Published on November 28th, 2017 | by Kyle Field0
How An Intelligent Microgrid Saved A California Vineyard Amidst Wildfires — Stone Edge Farm Story
November 28th, 2017 by Kyle Field
We recently had the opportunity to speak with Craig Wooster, Project Manager & General Contractor at the Stone Edge Farm (SEF) Microgrid Project, about the impressive work the team is doing to take the farm off the grid with sustainable energy and storage.
In addition to talking about the microgrid itself, he shared how the Stone Edge Farm microgrid performed when the recent fires in Northern California blazed through wine country, leaving many residents, farmers, and vintners to sort through the remains of their properties for signs of the structures and crops that had occupied the land just hours before.
Remote Connectivity is Critical
At Stone Edge Farm, the fires forced onsite personnel to evacuate, leaving the microgrid unattended by onsite personnel for the better part of 7 days. Thankfully, the Stone Edge Farm microgrid team was able to monitor operations remotely over the internet, as the primary internet connection for the farm was not affected by the fires. Remote personnel were able to view operations at the farm from their tablets and cellphones, which worked beautifully and allowed them to closely monitor operations.
One learning from the fires was that a backup satellite internet connection would improve the ability for the team to monitor and manage the microgrid remotely in the event that a more impactful fire or other natural disaster took out the primary internet connection.
Microgrid Operation During the Wildfires
Craig’s first sign of trouble was that the electricity was out at his house first thing in the morning, after which he received word from a member of his team about the fires. As a precaution, they put Stone Edge Farms into island mode, isolating it from the primary electrical grid in the area. It ended up running on this islanded microgrid for 7 days without while fires ravaged nearby farms and homes.
With onsite personnel evacuated and the farm operating essentially by itself, the electrical load profile dropped significantly to about 25% of the farm’s typical usage. At the same time, the output from the farm’s solar systems dropped to 50% of the typical output with the smoke blocking out half of the sun’s energy.
During the fires, the vineyards and the property were being heavily irrigated, putting the well pumps and pressure pumps to heavy use. This was done to counteract the extreme heat from the fires and to minimize the possibility of any fires on the property. Thankfully, due to a well thought out and well implemented plan, the results were favorable.
The microgrid was developed iteratively with the intention of running autonomously in one of 3 different levels of operation. The grid can be managed and monitored at the farm at a high level, managed and monitored remotely as was done during the fires, or, in the event of a central system failure and/or the loss of the internet connection, the systems can manage themselves based on pre-programmed local logic.
The ability for individual unit operations within the microgrid to operate independently was developed at Stone Edge Farm by an intern from MIT who was working on this very concept at MIT and fortuitously connected with SEF resources. They struck it off right away and turned the relationship into an internship based on what he had been studying at MIT. Over the course of the internship, he built the prototype for the local controller.
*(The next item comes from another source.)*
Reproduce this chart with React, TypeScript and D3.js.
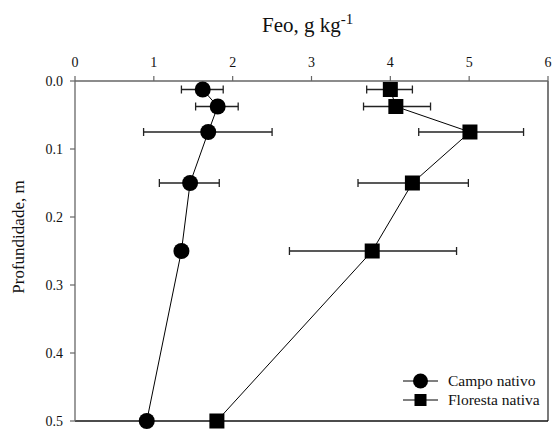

That was three and a half years ago. Since then, several iterations of the local controller have been built. The effort has now been spun off as a startup to formalize the production version of the local controller into a product, after which it can be scaled up.
More than anything, this was the theme that reverberated out of my hour-plus conversation with Craig — microgrids are still very much the wild, wild west of renewable energy solutions, with nearly every installation being a one-off. The work being done at Stone Edge Farm is helping to change this paradigm by establishing standard building blocks for microgrids.
Simpliphi Power is charging down that road by creating a “microgrid in a box” product that will allow customers to purchase and have an installer professionally install a microgrid system without having to reinvent the wheel.
Craig shared that through the work being done at the farm in partnership with a number of vendors, the team is working to define and establish the first fruits of microgrid standards in the hopes that they can be formalized by the UL, ISO, and other global standards organizations.